## SET EXERCISE
All of the data that follows should be retyped exactly, please, except the pictures.

═══ SUPPLIED MATERIAL

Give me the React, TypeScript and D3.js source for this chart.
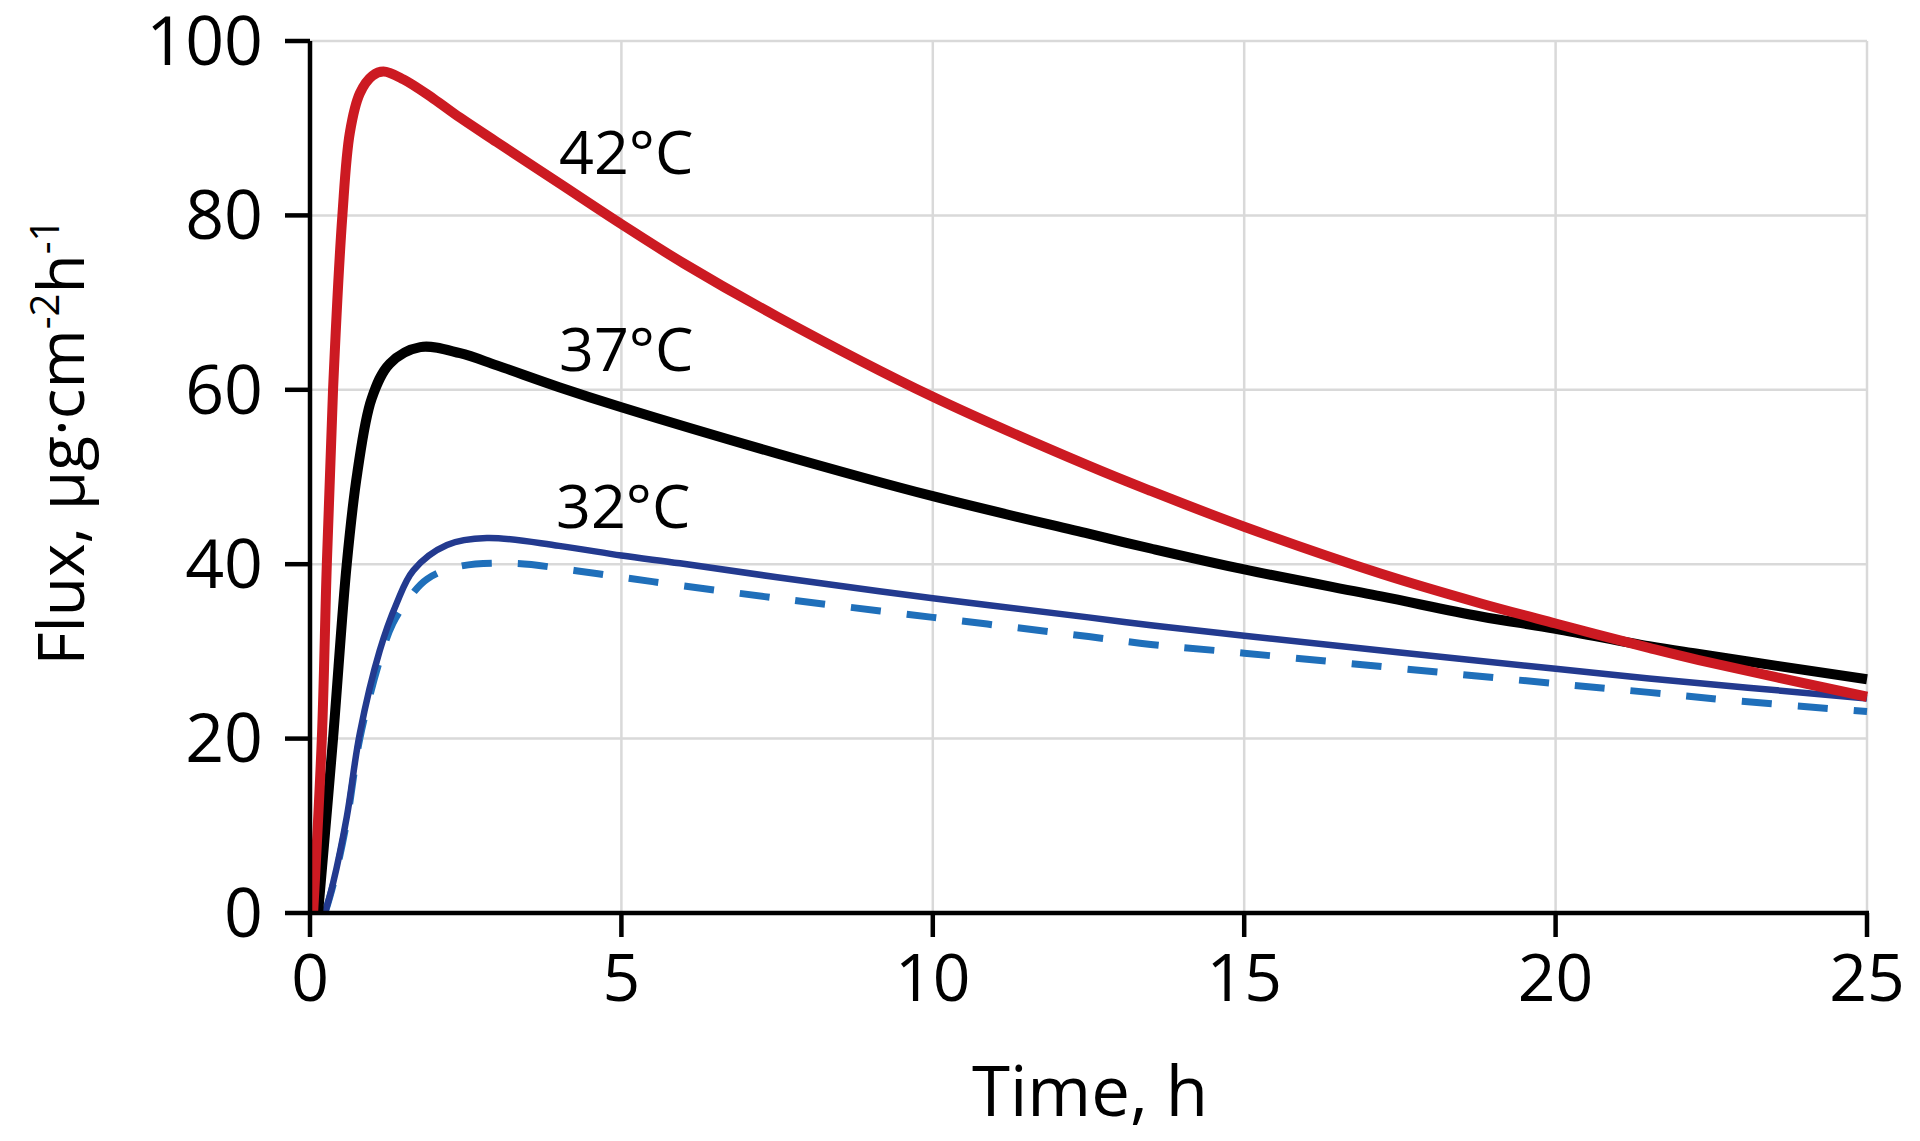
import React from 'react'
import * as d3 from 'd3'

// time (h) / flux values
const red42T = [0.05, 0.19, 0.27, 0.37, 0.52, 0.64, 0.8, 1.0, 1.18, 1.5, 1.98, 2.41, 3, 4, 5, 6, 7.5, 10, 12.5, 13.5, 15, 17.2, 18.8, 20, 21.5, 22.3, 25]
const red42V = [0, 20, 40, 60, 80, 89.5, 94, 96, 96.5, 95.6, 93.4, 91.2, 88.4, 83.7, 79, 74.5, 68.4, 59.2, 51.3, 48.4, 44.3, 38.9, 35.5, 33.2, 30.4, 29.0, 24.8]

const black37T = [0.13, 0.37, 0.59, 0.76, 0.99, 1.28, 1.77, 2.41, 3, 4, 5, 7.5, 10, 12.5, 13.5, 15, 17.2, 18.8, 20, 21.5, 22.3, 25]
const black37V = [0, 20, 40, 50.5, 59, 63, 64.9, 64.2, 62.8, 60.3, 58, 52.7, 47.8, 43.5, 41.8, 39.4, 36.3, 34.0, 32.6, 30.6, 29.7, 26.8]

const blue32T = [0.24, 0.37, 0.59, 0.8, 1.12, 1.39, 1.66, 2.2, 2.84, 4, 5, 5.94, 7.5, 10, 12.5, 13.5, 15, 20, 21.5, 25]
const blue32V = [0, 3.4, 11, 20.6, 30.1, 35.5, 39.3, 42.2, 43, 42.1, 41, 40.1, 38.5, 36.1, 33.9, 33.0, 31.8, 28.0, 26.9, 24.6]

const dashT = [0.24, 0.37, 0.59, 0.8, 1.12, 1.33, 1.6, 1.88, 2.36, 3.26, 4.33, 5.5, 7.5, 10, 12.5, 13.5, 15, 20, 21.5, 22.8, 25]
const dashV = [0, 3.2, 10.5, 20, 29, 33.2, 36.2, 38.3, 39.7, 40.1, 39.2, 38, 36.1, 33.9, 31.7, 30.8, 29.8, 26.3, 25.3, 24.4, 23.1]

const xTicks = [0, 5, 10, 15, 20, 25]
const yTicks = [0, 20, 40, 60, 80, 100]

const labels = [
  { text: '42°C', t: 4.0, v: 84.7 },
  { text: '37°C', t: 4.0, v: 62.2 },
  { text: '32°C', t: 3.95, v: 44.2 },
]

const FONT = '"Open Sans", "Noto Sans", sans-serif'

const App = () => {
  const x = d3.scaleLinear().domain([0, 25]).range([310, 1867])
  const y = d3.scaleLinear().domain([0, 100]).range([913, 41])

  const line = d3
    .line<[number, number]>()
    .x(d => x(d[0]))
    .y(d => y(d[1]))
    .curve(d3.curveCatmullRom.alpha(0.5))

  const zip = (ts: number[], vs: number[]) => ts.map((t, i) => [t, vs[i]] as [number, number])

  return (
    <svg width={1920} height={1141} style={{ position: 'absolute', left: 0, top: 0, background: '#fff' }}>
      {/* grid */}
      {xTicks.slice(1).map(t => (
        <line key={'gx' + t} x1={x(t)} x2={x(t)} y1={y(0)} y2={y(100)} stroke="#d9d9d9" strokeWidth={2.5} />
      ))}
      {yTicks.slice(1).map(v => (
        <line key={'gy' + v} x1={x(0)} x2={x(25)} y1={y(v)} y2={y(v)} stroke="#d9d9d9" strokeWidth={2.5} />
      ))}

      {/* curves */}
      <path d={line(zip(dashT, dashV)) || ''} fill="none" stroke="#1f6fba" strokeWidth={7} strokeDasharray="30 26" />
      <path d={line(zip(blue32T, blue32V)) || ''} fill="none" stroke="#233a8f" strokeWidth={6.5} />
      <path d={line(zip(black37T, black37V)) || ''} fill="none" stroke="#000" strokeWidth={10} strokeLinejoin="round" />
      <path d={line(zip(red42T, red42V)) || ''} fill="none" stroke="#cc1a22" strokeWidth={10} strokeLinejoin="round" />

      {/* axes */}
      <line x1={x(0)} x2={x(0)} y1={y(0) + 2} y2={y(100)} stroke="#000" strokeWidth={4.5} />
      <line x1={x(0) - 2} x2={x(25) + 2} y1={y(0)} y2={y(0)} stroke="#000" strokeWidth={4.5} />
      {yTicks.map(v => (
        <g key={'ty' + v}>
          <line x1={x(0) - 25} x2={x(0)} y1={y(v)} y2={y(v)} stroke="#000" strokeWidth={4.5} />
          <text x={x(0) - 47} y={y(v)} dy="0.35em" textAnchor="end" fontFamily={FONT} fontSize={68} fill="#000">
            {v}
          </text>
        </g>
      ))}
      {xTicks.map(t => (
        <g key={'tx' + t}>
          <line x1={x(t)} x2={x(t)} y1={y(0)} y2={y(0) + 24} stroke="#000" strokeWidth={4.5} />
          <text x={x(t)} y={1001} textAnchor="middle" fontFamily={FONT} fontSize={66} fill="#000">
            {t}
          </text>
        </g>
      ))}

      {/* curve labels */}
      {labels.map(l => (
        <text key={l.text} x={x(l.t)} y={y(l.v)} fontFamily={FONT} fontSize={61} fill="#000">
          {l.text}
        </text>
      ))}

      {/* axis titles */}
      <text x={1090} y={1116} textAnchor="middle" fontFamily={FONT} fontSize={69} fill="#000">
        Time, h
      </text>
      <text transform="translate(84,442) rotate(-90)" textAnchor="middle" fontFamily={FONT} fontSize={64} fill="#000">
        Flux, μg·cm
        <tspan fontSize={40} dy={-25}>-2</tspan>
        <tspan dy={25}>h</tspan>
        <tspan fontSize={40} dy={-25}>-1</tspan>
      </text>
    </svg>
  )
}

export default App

══════

## FINISHED EXERCISE
Give me the React, TypeScript and D3.js source for this chart.
import React from 'react'
import * as d3 from 'd3'

// time (h) / flux values
const red42T = [0.05, 0.19, 0.27, 0.37, 0.52, 0.64, 0.8, 1.0, 1.18, 1.5, 1.98, 2.41, 3, 4, 5, 6, 7.5, 10, 12.5, 13.5, 15, 17.2, 18.8, 20, 21.5, 22.3, 25]
const red42V = [0, 20, 40, 60, 80, 89.5, 94, 96, 96.5, 95.6, 93.4, 91.2, 88.4, 83.7, 79, 74.5, 68.4, 59.2, 51.3, 48.4, 44.3, 38.9, 35.5, 33.2, 30.4, 29.0, 24.8]

const black37T = [0.13, 0.37, 0.59, 0.76, 0.99, 1.28, 1.77, 2.41, 3, 4, 5, 7.5, 10, 12.5, 13.5, 15, 17.2, 18.8, 20, 21.5, 22.3, 25]
const black37V = [0, 20, 40, 50.5, 59, 63, 64.9, 64.2, 62.8, 60.3, 58, 52.7, 47.8, 43.5, 41.8, 39.4, 36.3, 34.0, 32.6, 30.6, 29.7, 26.8]

const blue32T = [0.24, 0.37, 0.59, 0.8, 1.12, 1.39, 1.66, 2.2, 2.84, 4, 5, 5.94, 7.5, 10, 12.5, 13.5, 15, 20, 21.5, 25]
const blue32V = [0, 3.4, 11, 20.6, 30.1, 35.5, 39.3, 42.2, 43, 42.1, 41, 40.1, 38.5, 36.1, 33.9, 33.0, 31.8, 28.0, 26.9, 24.6]

const dashT = [0.24, 0.37, 0.59, 0.8, 1.12, 1.33, 1.6, 1.88, 2.36, 3.26, 4.33, 5.5, 7.5, 10, 12.5, 13.5, 15, 20, 21.5, 22.8, 25]
const dashV = [0, 3.2, 10.5, 20, 29, 33.2, 36.2, 38.3, 39.7, 40.1, 39.2, 38, 36.1, 33.9, 31.7, 30.8, 29.8, 26.3, 25.3, 24.4, 23.1]

const xTicks = [0, 5, 10, 15, 20, 25]
const yTicks = [0, 20, 40, 60, 80, 100]

const labels = [
  { text: '42°C', t: 4.0, v: 84.7 },
  { text: '37°C', t: 4.0, v: 62.2 },
  { text: '32°C', t: 3.95, v: 44.2 },
]

const FONT = '"Open Sans", "Noto Sans", sans-serif'

const App = () => {
  const x = d3.scaleLinear().domain([0, 25]).range([310, 1867])
  const y = d3.scaleLinear().domain([0, 100]).range([913, 41])

  const line = d3
    .line<[number, number]>()
    .x(d => x(d[0]))
    .y(d => y(d[1]))
    .curve(d3.curveCatmullRom.alpha(0.5))

  const zip = (ts: number[], vs: number[]) => ts.map((t, i) => [t, vs[i]] as [number, number])

  return (
    <svg width={1920} height={1141} style={{ position: 'absolute', left: 0, top: 0, background: '#fff' }}>
      {/* grid */}
      {xTicks.slice(1).map(t => (
        <line key={'gx' + t} x1={x(t)} x2={x(t)} y1={y(0)} y2={y(100)} stroke="#d9d9d9" strokeWidth={2.5} />
      ))}
      {yTicks.slice(1).map(v => (
        <line key={'gy' + v} x1={x(0)} x2={x(25)} y1={y(v)} y2={y(v)} stroke="#d9d9d9" strokeWidth={2.5} />
      ))}

      {/* curves */}
      <path d={line(zip(dashT, dashV)) || ''} fill="none" stroke="#1f6fba" strokeWidth={7} strokeDasharray="30 26" />
      <path d={line(zip(blue32T, blue32V)) || ''} fill="none" stroke="#233a8f" strokeWidth={6.5} />
      <path d={line(zip(black37T, black37V)) || ''} fill="none" stroke="#000" strokeWidth={10} strokeLinejoin="round" />
      <path d={line(zip(red42T, red42V)) || ''} fill="none" stroke="#cc1a22" strokeWidth={10} strokeLinejoin="round" />

      {/* axes */}
      <line x1={x(0)} x2={x(0)} y1={y(0) + 2} y2={y(100)} stroke="#000" strokeWidth={4.5} />
      <line x1={x(0) - 2} x2={x(25) + 2} y1={y(0)} y2={y(0)} stroke="#000" strokeWidth={4.5} />
      {yTicks.map(v => (
        <g key={'ty' + v}>
          <line x1={x(0) - 25} x2={x(0)} y1={y(v)} y2={y(v)} stroke="#000" strokeWidth={4.5} />
          <text x={x(0) - 47} y={y(v)} dy="0.35em" textAnchor="end" fontFamily={FONT} fontSize={68} fill="#000">
            {v}
          </text>
        </g>
      ))}
      {xTicks.map(t => (
        <g key={'tx' + t}>
          <line x1={x(t)} x2={x(t)} y1={y(0)} y2={y(0) + 24} stroke="#000" strokeWidth={4.5} />
          <text x={x(t)} y={1001} textAnchor="middle" fontFamily={FONT} fontSize={66} fill="#000">
            {t}
          </text>
        </g>
      ))}

      {/* curve labels */}
      {labels.map(l => (
        <text key={l.text} x={x(l.t)} y={y(l.v)} fontFamily={FONT} fontSize={61} fill="#000">
          {l.text}
        </text>
      ))}

      {/* axis titles */}
      <text x={1090} y={1116} textAnchor="middle" fontFamily={FONT} fontSize={69} fill="#000">
        Time, h
      </text>
      <text transform="translate(84,442) rotate(-90)" textAnchor="middle" fontFamily={FONT} fontSize={64} fill="#000">
        Flux, μg·cm
        <tspan fontSize={40} dy={-25}>-2</tspan>
        <tspan dy={25}>h</tspan>
        <tspan fontSize={40} dy={-25}>-1</tspan>
      </text>
    </svg>
  )
}

export default App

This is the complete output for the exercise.